Claro que é uma visão estereotipada sobre o feminismo. Mas estamos falando aqui de estereótipos mesmo. Quando minha mulher falou que "odeia" feministas, também se referia a um esterótipo. Ela tem o perfil de líder e em outro tempo poderia ser uma destacada líder feminista - mas nunca odiando ou ofendendo os homens. Ela tem carinho pelos homens, compreende inclusive seus preconceitos, assim como os homens devem amar e ter carinho pelas mulheres e também por seus preconceitos e idiossincrasias.

As feministas do blog do Idelber não me ajudaram a superar essa minha visão. Ao contrário, agrediram-me de um jeito que fez parecer a suposta agressão do Nassif a algumas delas como beijinho do papai.

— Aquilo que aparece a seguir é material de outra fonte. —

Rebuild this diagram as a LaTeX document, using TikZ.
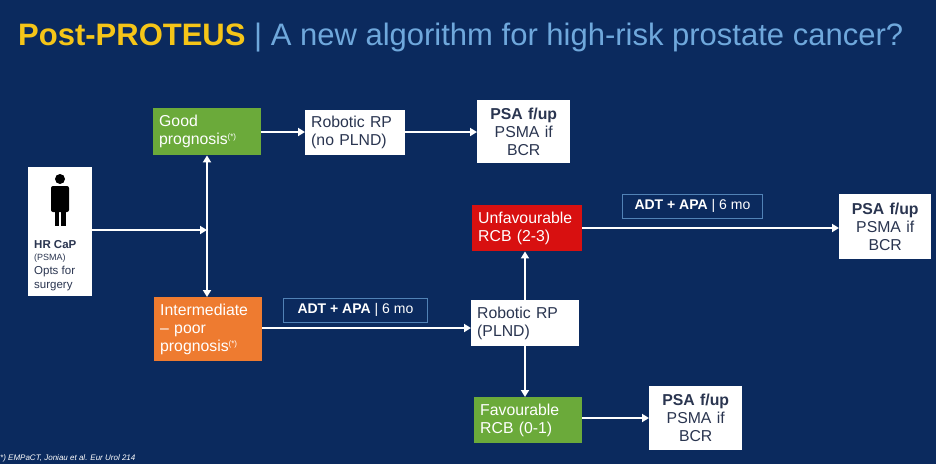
\documentclass[tikz,border=0pt]{standalone}
\usepackage{fontspec}
\setmainfont{Liberation Sans}
\usetikzlibrary{arrows.meta}
\definecolor{bg}{HTML}{0B2A5E}
\definecolor{ttl}{HTML}{F5C518}
\definecolor{ttb}{HTML}{6FA8DC}
\definecolor{gr}{HTML}{6BAA3A}
\definecolor{og}{HTML}{EE7B30}
\definecolor{rd}{HTML}{D81010}
\definecolor{tx}{HTML}{2A3550}
\newcommand{\sstar}{\textsuperscript{\fontsize{8}{8}\selectfont(*)}}
\begin{document}
\begin{tikzpicture}[x=1pt,y=-1pt,
  box/.style={draw=none,anchor=north west,align=left,inner xsep=6pt,inner ysep=3pt,font=\fontsize{15.8}{18}\selectfont},
  wbox/.style={box,fill=white,text=tx},
  cbox/.style={box,text=white},
  lbl/.style={draw=ttb!70!bg,line width=0.8pt,anchor=north west,text=white,inner xsep=6pt,inner ysep=0pt,font=\fontsize{14}{16}\selectfont,align=left},
  arr/.style={draw=white,line width=1.8pt,-{Triangle[length=7pt,width=8pt]}},
  darr/.style={draw=white,line width=1.8pt,{Triangle[length=7pt,width=8pt]}-{Triangle[length=7pt,width=8pt]}}]
\fill[bg] (0,0) rectangle (936,464);
\useasboundingbox (0,0) rectangle (936,464);
\node[anchor=west,inner sep=0pt,font=\fontsize{31}{34}\selectfont] (title) at (18,38) {\textcolor{ttl}{\bfseries Post-PROTEUS} \textcolor{ttb}{| A new algorithm for high-risk prostate cancer?}};
% HR box
\node[fill=white,anchor=north west,minimum width=64pt,minimum height=129pt,inner sep=0pt] (hr) at (28,167) {};
\node[anchor=north west,text=tx,align=left,inner sep=0pt,font=\fontsize{11.5}{14}\selectfont] (hrt) at (34,240) {\textbf{HR CaP}\\[-2pt]{\fontsize{9}{11}\selectfont (PSMA)}\\Opts for\\surgery};
% person
\fill[black] (60,179) circle (5);
\fill[black,rounded corners=2pt] (51,186) rectangle (69,212);
\fill[black] (54.5,208) rectangle (59.3,226);
\fill[black] (60.7,208) rectangle (65.5,226);
% nodes
\node[cbox,fill=gr,text width=96pt,minimum height=47pt] (good) at (153,108) {Good\\prognosis\sstar};
\node[wbox,text width=88pt,minimum height=45pt] (rp1) at (305,110) {Robotic RP\\(no PLND)};
\node[wbox,align=center,text width=81pt,minimum height=63pt] (psa1) at (477,100) {\textbf{PSA f/up}\\PSMA if\\BCR};
\node[cbox,fill=og,text width=96pt,minimum height=64pt] (int) at (154,297) {Intermediate\\– poor\\prognosis\sstar};
\node[lbl,minimum width=144pt,minimum height=24pt] (adt1) at (283,298) {\textbf{ADT + APA} | 6 mo};
\node[wbox,text width=96pt,minimum height=46pt] (rp2) at (471,300) {Robotic RP\\(PLND)};
\node[cbox,fill=rd,text width=98pt,minimum height=46pt] (unf) at (472,205) {Unfavourable\\RCB (2-3)};
\node[lbl,minimum width=140pt,minimum height=24pt] (adt2) at (622,194) {\textbf{ADT + APA} | 6 mo};
\node[wbox,align=center,text width=80pt,minimum height=65pt] (psa2) at (839,194) {\textbf{PSA f/up}\\PSMA if\\BCR};
\node[cbox,fill=gr,text width=96pt,minimum height=46pt] (fav) at (474,397) {Favourable\\RCB (0-1)};
\node[wbox,align=center,text width=81pt,minimum height=64pt] (psa3) at (649,386) {\textbf{PSA f/up}\\PSMA if\\BCR};
\node[anchor=west,text=white,inner sep=0pt,font=\fontsize{8}{9}\selectfont\itshape] (foot) at (0,458) {*) EMPaCT, Joniau et al. Eur Urol 214};
% connectors
\coordinate (j) at (207,230);
\draw[arr] (hr.east|-j) -- (j);
\draw[darr] (good.south-|j) -- (int.north-|j);
\draw[arr] (good.east|-0,132) -- (rp1.west|-0,132);
\draw[arr] (rp1.east|-0,132) -- (psa1.west|-0,132);
\draw[arr] (int.east|-0,328) -- (rp2.west|-0,328);
\draw[arr] (rp2.north-|525,0) -- (unf.south-|525,0);
\draw[arr] (rp2.south-|525,0) -- (fav.north-|525,0);
\draw[arr] (unf.east|-0,228) -- (psa2.west|-0,228);
\draw[arr] (fav.east|-0,418) -- (psa3.west|-0,418);
\end{tikzpicture}
\end{document}
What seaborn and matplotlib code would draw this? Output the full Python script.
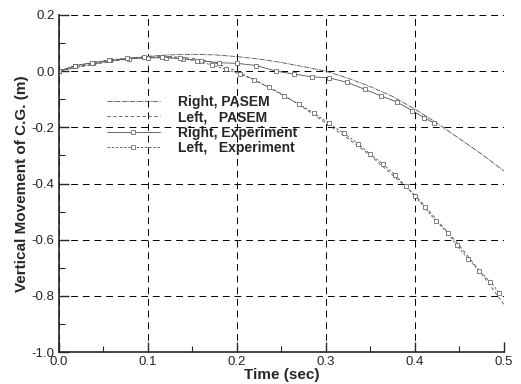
"""
Vertical movement of the C.G. - PASEM vs experiment.
"""

import numpy as np
import pandas as pd
import matplotlib
matplotlib.use("Agg")
import matplotlib.pyplot as plt
import seaborn as sns
from matplotlib.ticker import MultipleLocator

# PASEM simulation (t in sec, value in m)
t_pasem = [0.0, 0.025, 0.05, 0.075, 0.1, 0.125, 0.15, 0.175, 0.2, 0.225, 0.25,
           0.275, 0.3, 0.325, 0.35, 0.375, 0.4, 0.425, 0.45, 0.475, 0.5]
right_pasem = [0.0, 0.018, 0.032, 0.044, 0.053, 0.058, 0.060, 0.058, 0.052, 0.043, 0.031,
               0.016, 0.0, -0.025, -0.055, -0.09, -0.135, -0.185, -0.24, -0.295, -0.355]
left_pasem = [0.0, 0.016, 0.030, 0.042, 0.050, 0.052, 0.046, 0.030, 0.0, -0.04, -0.08,
              -0.13, -0.185, -0.24, -0.30, -0.37, -0.44, -0.53, -0.62, -0.72, -0.83]

# Experiment
t_right_exp = [0.0, 0.018, 0.038, 0.058, 0.079, 0.1, 0.12, 0.14, 0.16, 0.18, 0.2, 0.222,
               0.244, 0.264, 0.284, 0.304, 0.324, 0.344, 0.362, 0.38, 0.397, 0.41, 0.422]
right_exp = [0.0, 0.02, 0.03, 0.038, 0.045, 0.047, 0.048, 0.044, 0.037, 0.03, 0.028, 0.02,
             0.0, -0.01, -0.02, -0.024, -0.04, -0.065, -0.088, -0.11, -0.14, -0.165, -0.185]
t_left_exp = [0.0, 0.018, 0.037, 0.056, 0.076, 0.096, 0.116, 0.136, 0.155, 0.172, 0.188,
              0.203, 0.219, 0.236, 0.253, 0.27, 0.287, 0.303, 0.32, 0.336, 0.35, 0.364,
              0.378, 0.39, 0.4, 0.411, 0.424, 0.437, 0.447, 0.46, 0.472, 0.485, 0.495]
left_exp = [0.0, 0.018, 0.03, 0.04, 0.046, 0.05, 0.05, 0.046, 0.036, 0.022, 0.006,
            -0.01, -0.03, -0.058, -0.088, -0.118, -0.15, -0.185, -0.22, -0.258, -0.295, -0.33,
            -0.37, -0.41, -0.445, -0.485, -0.535, -0.575, -0.62, -0.668, -0.71, -0.75, -0.79]

LINE = '#505050'

sns.set_style("ticks")
plt.rcParams['font.family'] = ['Liberation Sans', 'DejaVu Sans']

fig = plt.figure(figsize=(5.21, 3.84), dpi=100)
ax = fig.add_axes([0.113, 0.083, 0.854, 0.878])

sns.lineplot(x=t_pasem, y=right_pasem, ax=ax, color=LINE, lw=0.6,
             linestyle=(0, (6, 1, 1, 1)), sort=False, label='Right, PASEM')
sns.lineplot(x=t_pasem, y=left_pasem, ax=ax, color=LINE, lw=0.6,
             linestyle=(0, (4, 3)), sort=False, label='Left,   PASEM')
sns.lineplot(x=t_right_exp, y=right_exp, ax=ax, color=LINE, lw=0.6,
             marker='s', markersize=3.5, markerfacecolor='white', markeredgecolor=LINE,
             markeredgewidth=0.5, sort=False, label='Right, Experiment')
sns.lineplot(x=t_left_exp, y=left_exp, ax=ax, color=LINE, lw=0.6, linestyle=(0, (3, 2)),
             marker='s', markersize=3.5, markerfacecolor='white', markeredgecolor=LINE,
             markeredgewidth=0.5, sort=False, label='Left,   Experiment')

ax.set_xlim(0, 0.5)
ax.set_ylim(-1.0, 0.2)
ax.xaxis.set_major_locator(MultipleLocator(0.1))
ax.xaxis.set_minor_locator(MultipleLocator(0.05))
ax.yaxis.set_major_locator(MultipleLocator(0.2))
ax.yaxis.set_minor_locator(MultipleLocator(0.1))
ax.xaxis.set_major_formatter(plt.FormatStrFormatter('%.1f'))
ax.yaxis.set_major_formatter(plt.FormatStrFormatter('%.1f'))
ax.tick_params(which='major', direction='in', length=7, width=1, labelsize=9.5, pad=3)
ax.tick_params(which='minor', direction='in', length=4, width=0.8)

ax.grid(True, which='major', color='black', linestyle=(0, (7, 5)), linewidth=0.7)
for side in ['top', 'right']:
    ax.spines[side].set_visible(False)
for side in ['left', 'bottom']:
    ax.spines[side].set_linewidth(1.2)

ax.set_xlabel('Time (sec)', fontsize=11, fontweight='bold', labelpad=0)
ax.set_ylabel('Vertical Movement of C.G. (m)', fontsize=11, fontweight='bold', labelpad=2)

leg = ax.legend(loc='upper left', bbox_to_anchor=(0.08, 0.80), frameon=False,
                fontsize=10, handlelength=3.8, handletextpad=1.3, labelspacing=0.1)
for txt in leg.get_texts():
    txt.set_fontweight('bold')

fig.savefig('out.png', dpi=100)
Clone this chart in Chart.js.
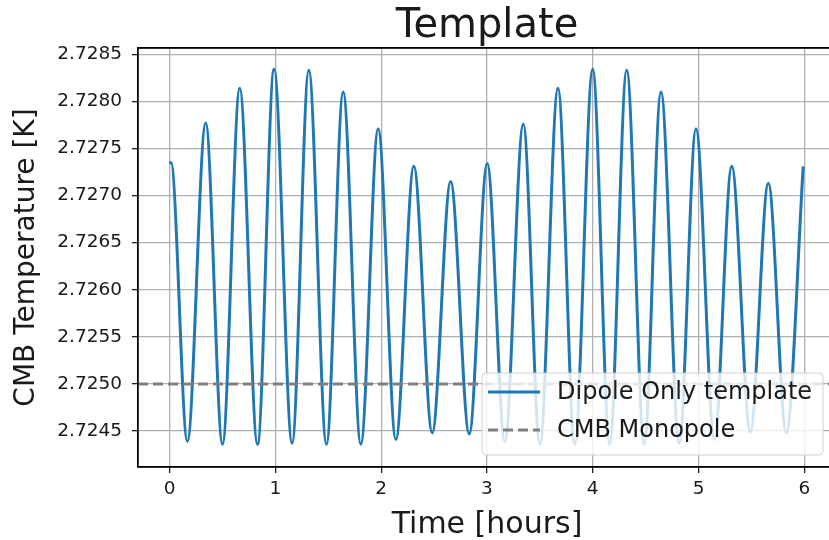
<!DOCTYPE html>
<html>
<head>
<meta charset="utf-8">
<script src="https://cdn.jsdelivr.net/npm/chart.js@4.4.1/dist/chart.umd.min.js"></script>
<style>
  html, body { margin: 0; padding: 0; background: #ffffff; overflow: hidden; width: 829px; height: 540px; }
  #wrap { position: absolute; left: 0; top: 0; width: 840px; height: 540px; }
  canvas { display: block; }
</style>
</head>
<body>
<div id="wrap"><canvas id="c" width="840" height="540"></canvas></div>
<script>
// ---- Data ----
// Times (hours) of the turning points of the dipole template curve
const timeHours = [
  0, 0.012, 0.167, 0.340, 0.499, 0.662, 0.830, 0.987, 1.157, 1.315, 1.482, 1.640, 1.807,
  1.971, 2.138, 2.308, 2.482, 2.656, 2.832, 3.002, 3.169, 3.343, 3.500, 3.671,
  3.830, 3.999, 4.160, 4.321, 4.487, 4.645, 4.818, 4.976, 5.150, 5.314, 5.490,
  5.660, 5.830, 5.990
];
// CMB temperature (K) at those times
const dipoleTemp = [
  2.72734, 2.72735, 2.72439, 2.72777, 2.72436, 2.72814, 2.72436, 2.72834, 2.72437, 2.72833, 2.72436, 2.72810, 2.72436,
  2.72771, 2.72441, 2.72731, 2.72448, 2.72715, 2.72447, 2.72734, 2.72439, 2.72776, 2.72436, 2.72814,
  2.72436, 2.72834, 2.72436, 2.72833, 2.72436, 2.72810, 2.72437, 2.72771, 2.72441, 2.72731, 2.72449,
  2.72713, 2.72448, 2.72731
];
const monopoleTemp = 2.7250;
const xTickValues = [0, 1, 2, 3, 4, 5, 6];
const yTickValues = [2.7245, 2.7250, 2.7255, 2.7260, 2.7265, 2.7270, 2.7275, 2.7280, 2.7285];
const seriesLabels = ['Dipole Only template', 'CMB Monopole'];
const chartTitle = 'Template';
const xAxisTitle = 'Time [hours]';
const yAxisTitle = 'CMB Temperature [K]';

// ---- Layout / style ----
const X_MIN = -0.3, X_MAX = 6.3;
const Y_MIN = 2.724118, Y_MAX = 2.728566;
const FONT = 'DejaVu Sans';
const TEXT = '#1a1a1a';
const GRID = '#b0b0b0';

const dipolePoints = timeHours.map((t, i) => ({ x: t, y: dipoleTemp[i] }));
const monopolePoints = [{ x: X_MIN, y: monopoleTemp }, { x: X_MAX, y: monopoleTemp }];

const spines = {
  id: 'spines',
  afterDatasetsDraw(chart) {
    const { ctx, chartArea } = chart;
    ctx.save();
    ctx.strokeStyle = '#000';
    ctx.lineWidth = 1.3;
    ctx.beginPath();
    ctx.moveTo(chartArea.right, chartArea.top);
    ctx.lineTo(chartArea.left, chartArea.top);
    ctx.lineTo(chartArea.left, chartArea.bottom);
    ctx.lineTo(chartArea.right, chartArea.bottom);
    ctx.stroke();
    ctx.restore();
  }
};

const boxLegend = {
  id: 'boxLegend',
  afterDraw(chart) {
    const { ctx, chartArea } = chart;
    const ds = chart.data.datasets;
    const right = chartArea.right - 13, bottom = chartArea.bottom - 12;
    const w = 341, h = 82;
    const left = right - w, top = bottom - h;
    ctx.save();
    ctx.beginPath();
    ctx.roundRect(left, top, w, h, 4);
    ctx.fillStyle = 'rgba(255,255,255,0.8)';
    ctx.fill();
    ctx.strokeStyle = 'rgba(204,204,204,0.9)';
    ctx.lineWidth = 1;
    ctx.stroke();
    ctx.font = '24px "' + FONT + '"';
    ctx.textBaseline = 'middle';
    ctx.textAlign = 'left';
    ds.forEach((d, i) => {
      const y = top + 19 + i * 38;
      ctx.beginPath();
      ctx.strokeStyle = d.borderColor;
      ctx.lineWidth = d.borderWidth;
      ctx.setLineDash(d.borderDash || []);
      ctx.moveTo(left + 6, y);
      ctx.lineTo(left + 58, y);
      ctx.stroke();
      ctx.setLineDash([]);
      ctx.fillStyle = TEXT;
      ctx.fillText(d.label, left + 75, y + 1);
    });
    ctx.restore();
  }
};

new Chart(document.getElementById('c'), {
  type: 'line',
  data: {
    datasets: [
      {
        label: seriesLabels[0],
        data: dipolePoints,
        borderColor: '#1f77b4',
        borderWidth: 3,
        pointRadius: 0,
        cubicInterpolationMode: 'monotone',
        fill: false,
        order: 1
      },
      {
        label: seriesLabels[1],
        data: monopolePoints,
        borderColor: '#808080',
        borderWidth: 3,
        borderDash: [10, 5],
        pointRadius: 0,
        fill: false,
        order: 0
      }
    ]
  },
  options: {
    responsive: false,
    animation: false,
    devicePixelRatio: 1,
    layout: { padding: { left: 0, right: 4, top: 0, bottom: 0 } },
    plugins: {
      legend: { display: false },
      tooltip: { enabled: false },
      title: { display: false }
    },
    scales: {
      xTop: {
        type: 'linear',
        position: 'top',
        min: X_MIN,
        max: X_MAX,
        afterFit(scale) { scale.height = 48; },
        grid: { display: false, drawTicks: false },
        border: { display: true, color: '#000', width: 1.3 },
        ticks: { display: false },
        title: {
          display: true,
          text: chartTitle,
          color: TEXT,
          font: { family: FONT, size: 40, lineHeight: 1.1 },
          padding: { top: 5, bottom: 0 }
        }
      },
      x: {
        type: 'linear',
        position: 'bottom',
        min: X_MIN,
        max: X_MAX,
        afterBuildTicks(scale) { scale.ticks = xTickValues.map(v => ({ value: v })); },
        afterFit(scale) { scale.height = 73; },
        grid: { color: GRID, lineWidth: 1.3, tickColor: '#222', tickLength: 6, drawTicks: true },
        border: { display: true, color: '#000', width: 1.3 },
        ticks: {
          color: TEXT,
          font: { family: FONT, size: 18.5 },
          padding: 5,
          maxRotation: 0,
          callback: v => String(v)
        },
        title: {
          display: true,
          text: xAxisTitle,
          color: TEXT,
          font: { family: FONT, size: 30, lineHeight: 1.0 },
          padding: { top: 0, bottom: 0 }
        }
      },
      y: {
        type: 'linear',
        min: Y_MIN,
        max: Y_MAX,
        afterBuildTicks(scale) { scale.ticks = yTickValues.map(v => ({ value: v })); },
        afterFit(scale) { scale.width = 138; },
        grid: { color: GRID, lineWidth: 1.3, tickColor: '#222', tickLength: 6, drawTicks: true },
        border: { display: true, color: '#000', width: 1.3 },
        ticks: {
          color: TEXT,
          font: { family: FONT, size: 18.5 },
          padding: 10,
          callback: v => Number(v).toFixed(4)
        },
        title: {
          display: true,
          text: yAxisTitle,
          color: TEXT,
          font: { family: FONT, size: 28 },
          padding: { top: 10, bottom: 0 }
        }
      }
    }
  },
  plugins: [spines, boxLegend]
});
</script>
</body>
</html>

Uma delas mandou essa: "O dever de algum ativista por direitos iguais não é educar um ignorante. Esse é o dever do ignorante! ". E completa, com ar blasé, como se estivesse lidando com um retardado incorrigível: "Dá pra entender a diferença?"

Imagina se o Nassif tivesse dito isso!

E jamais li uma concepção tão absurda. A missão do ativista não seria justamente educar o ignorante? A luta contra a ignorância não é a tarefa principal do ativista? O que deve fazer um ativista: estapear o ignorante, como elas fizeram verbalmente comigo e outros?

Peço desculpas, portanto, humildemente, às mulheres, feministas ou não, que tenham se sentido ofendidas pelos meus comentários. Reitero meu apoio às bandeiras feministas, no Brasil e no mundo. Permitam-me, todavia, manter minha postura questionadora quanto à melhor maneira de fazê-lo e, sobretudo, permitam-me também me sentir ofendido quando chamado de "macho" (naquele contexto, pejorativo), "machista", "ignorante", entre outros epítetos carinhosos.